HOLLYWOOD
All Christopher Nolan’s films featuring Cillian Murphy
An Oscar winner for his star turn in Oppenheimer, Murphy has enjoyed a fruitful 20-year working relationship with director Christopher Nolan.
Cillian Murphy’s starring role in Oppenheimer earned him his first Oscar last weekend, the Irishman scooping 2024′s Best Actor award for his portrayal of Robert Oppenheimer, the man credited as the ‘father of the atomic bomb’. Oppenheimer, which dominated the 96th Academy Awards, was Murphy’s sixth big-screen appearance under the direction of Christopher Nolan - but his first in a leading role.
Murphy’s successful alliance with Nolan, who won Best Director on Sunday as Oppenheimer racked up a total of seven golden statuettes, goes back two decades. “It’s been the wildest, most exhilarating, most creatively satisfying journey you’ve taken me on over the last 20 years,” the 47-year-old told Nolan in his Oscar acceptance speech. “I owe you more than I can say.”
Trio of Batman appearances
Murphy first featured in a Nolan movie in 2005′s Batman Begins - one of three Batman films in which the pair have worked together. He initially auditioned for the titular role - which went to Christian Bale - before being cast as the corrupt psychopharmacologist Dr Jonathan Crane (aka the supervillain Scarecrow).
Speaking to GQ magazine in July, Murphy said he has no regrets about missing out on playing Batman. “I think it was for the best because we got Christian Bale’s performance, which is a stunning interpretation of that role,” he declared. “I never considered myself as the right physical specimen for Batman. To me, it was always going to be Christian Bale.”
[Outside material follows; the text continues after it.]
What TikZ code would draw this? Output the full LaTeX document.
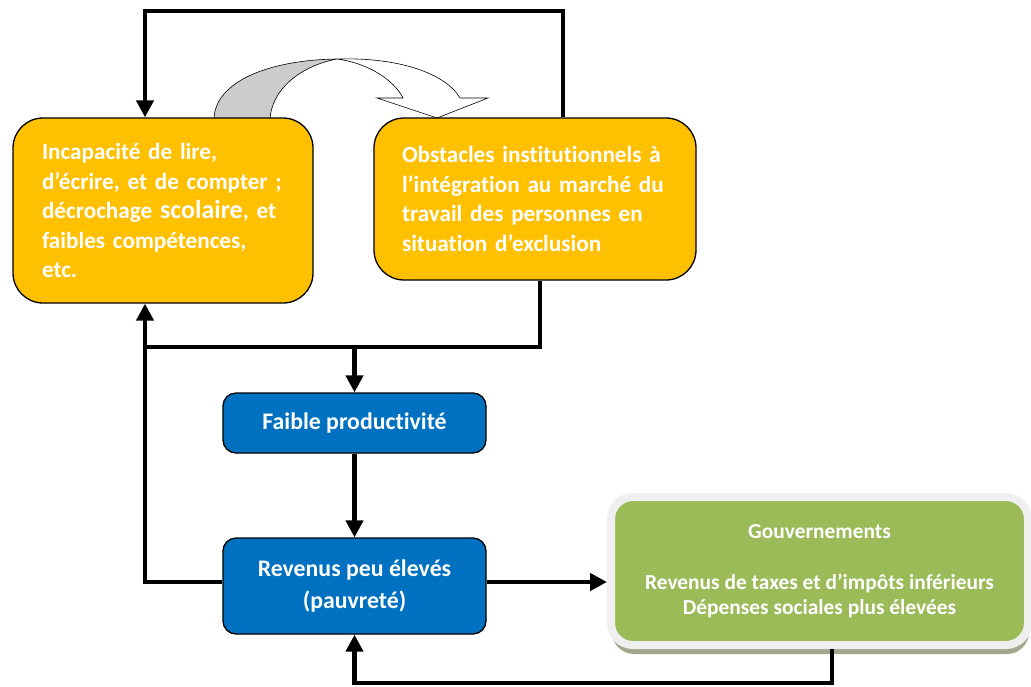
\documentclass[tikz,border=0pt]{standalone}
\usepackage{fontspec}
\setmainfont{Carlito}[Ligatures=NoCommon]
\usetikzlibrary{arrows.meta,shadows}
\definecolor{orangebox}{HTML}{FFC000}
\definecolor{bluebox}{HTML}{0070C0}
\definecolor{greenbox}{HTML}{9BBB59}
\definecolor{framegray}{HTML}{EFEFEF}
\definecolor{shadowgreen}{HTML}{A2A890}
\definecolor{foldgray}{HTML}{CCCCCC}
\tikzset{
  obox/.style={draw=black, line width=1.3pt, fill=orangebox, rounded corners=30pt,
    text=white, font=\bfseries\fontsize{23.2}{29.5}\selectfont, align=left, anchor=center},
  bbox/.style={draw=black, line width=1.3pt, fill=bluebox, rounded corners=13pt,
    text=white, font=\bfseries\fontsize{23.8}{32}\selectfont, align=center},
  gbox/.style={draw=framegray, line width=8pt, fill=greenbox, rounded corners=22pt,
    text=white, font=\bfseries\fontsize{21.4}{25.5}\selectfont, align=center,
    drop shadow={shadow xshift=1pt, shadow yshift=-9pt, fill=shadowgreen, opacity=1}},
  conn/.style={draw=black, line width=4.5pt},
  tip/.style={-{Triangle[length=17pt,width=17pt]}}
}
\begin{document}
\begin{tikzpicture}[x=1pt,y=-1pt]
\useasboundingbox (0,0) rectangle (1031,686);
% curved block arrow
\filldraw[fill=foldgray, draw=black, line width=0.6pt]
  (214,120) .. controls (214,82) and (268,60) .. (337,59)
  .. controls (300,66) and (271,90) .. (270,120) -- cycle;
\filldraw[fill=white, draw=black, line width=0.6pt]
  (337,59) .. controls (368,63) and (394,80) .. (403,98)
  -- (377,98) -- (437,118) -- (488,98) -- (460,98)
  .. controls (446,74) and (400,57) .. (337,59) -- cycle;
% boxes
\node[obox, minimum width=300pt, minimum height=185pt, text width=242pt, inner xsep=29pt]
  (lbox) at (163,210.5) {Incapacité de lire,\\d’écrire, et de compter ;\\décrochage {\fontsize{26}{29.5}\selectfont scolaire}, et\\faibles compétences,\\etc.};
\node[obox, minimum width=322pt, minimum height=162pt, text width=266pt, inner xsep=28pt]
  (rbox) at (535,199) {Obstacles institutionnels à\\l’intégration au marché du\\travail des personnes en\\situation d’exclusion};
\node[bbox, minimum width=263pt, minimum height=60pt] (fbox) at (354.5,423) {Faible productivité};
\node[bbox, minimum width=263pt, minimum height=96pt] (rev) at (354.5,586) {Revenus peu élevés\\(pauvreté)};
\node[gbox, minimum width=417pt, minimum height=148pt] (gov) at (819.5,571)
  {Gouvernements\\[25.5pt]Revenus de taxes et d’impôts inférieurs\\Dépenses sociales plus élevées};
% coordinates
\coordinate (tr) at (563,11);
\coordinate (tl) at (145,11);
\coordinate (jl) at (145,347);
\coordinate (jr) at (540,347);
\coordinate (br) at (832,683);
% connectors
\draw[conn, tip] (rbox.north -| tr) -- (tr) -- (tl) -- (lbox.north -| tl);
\draw[conn, tip] ([yshift=4pt]rev.west) -| (lbox.south -| tl);
\draw[conn] (rbox.south -| jr) -- (jr) -- (jl);
\draw[conn, tip] (fbox.north |- jr) -- (fbox.north);
\draw[conn, tip] (fbox.south) -- (rev.north);
\draw[conn, tip] ([yshift=4pt]rev.east) -- ([yshift=4pt]rev.east -| gov.west);
\draw[conn, tip] (gov.south -| br) -- (br) -| (rev.south);
\end{tikzpicture}
\end{document}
Murphy later reprised his role as Crane/Scarecrow in Nolan’s The Dark Knight (2008) and The Dark Knight Rises (2012), although in both instances he was limited to more fleeting appearances.
Inception and Dunkirk
In between his second and third Batman films, Murphy appeared in Nolan’s 2010 sci-fi action picture Inception, about a group of thieves who use dream-sharing technology to infiltrate people’s minds and steal information. He played business empire heir Robert Fischer Jr, who is the group’s target: his father’s competitor has tasked them with invading Fischer’s subconscious and planting the idea in his mind that he should dissolve his family’s company.
In 2017, Murphy then had a small but noteworthy part as a shell-shocked soldier in the World War II movie Dunkirk, Nolan’s immersive, draining account of the 1940 evacuation of more than 300,000 Allied soldiers from northern France.
“I was desperate to play a lead for him”
Shortly before Oppenheimer’s release in July last year, Murphy told AP of the desire he had long harboured to finally snare a lead role in a Nolan picture. “I have always said publicly and privately, to Chris, that if I’m available and you want me to be in a movie, I’m there. I don’t really care about the size of the part,” he said. “But deep down, secretly, I was desperate to play a lead for him.”
Murphy added: “We have this long-standing understanding and trust and shorthand and respect. It felt like the right time to take on a bigger responsibility. And it just so happened that it was a [expletive] huge one.”
Meanwhile, one Nolan movie that Murphy was absent from, but would particularly like to have appeared in, is the 2014 space-travel epic Interstellar. “I adore Interstellar just because I find it so emotional,” he told The Independent last August. “I remember seeing it in the cinema when I had little kids. It just had a big impact on me. It broke my heart. I love watching his films when I’m not in them because you don’t have to freak out about the size of your ears, or whatever.”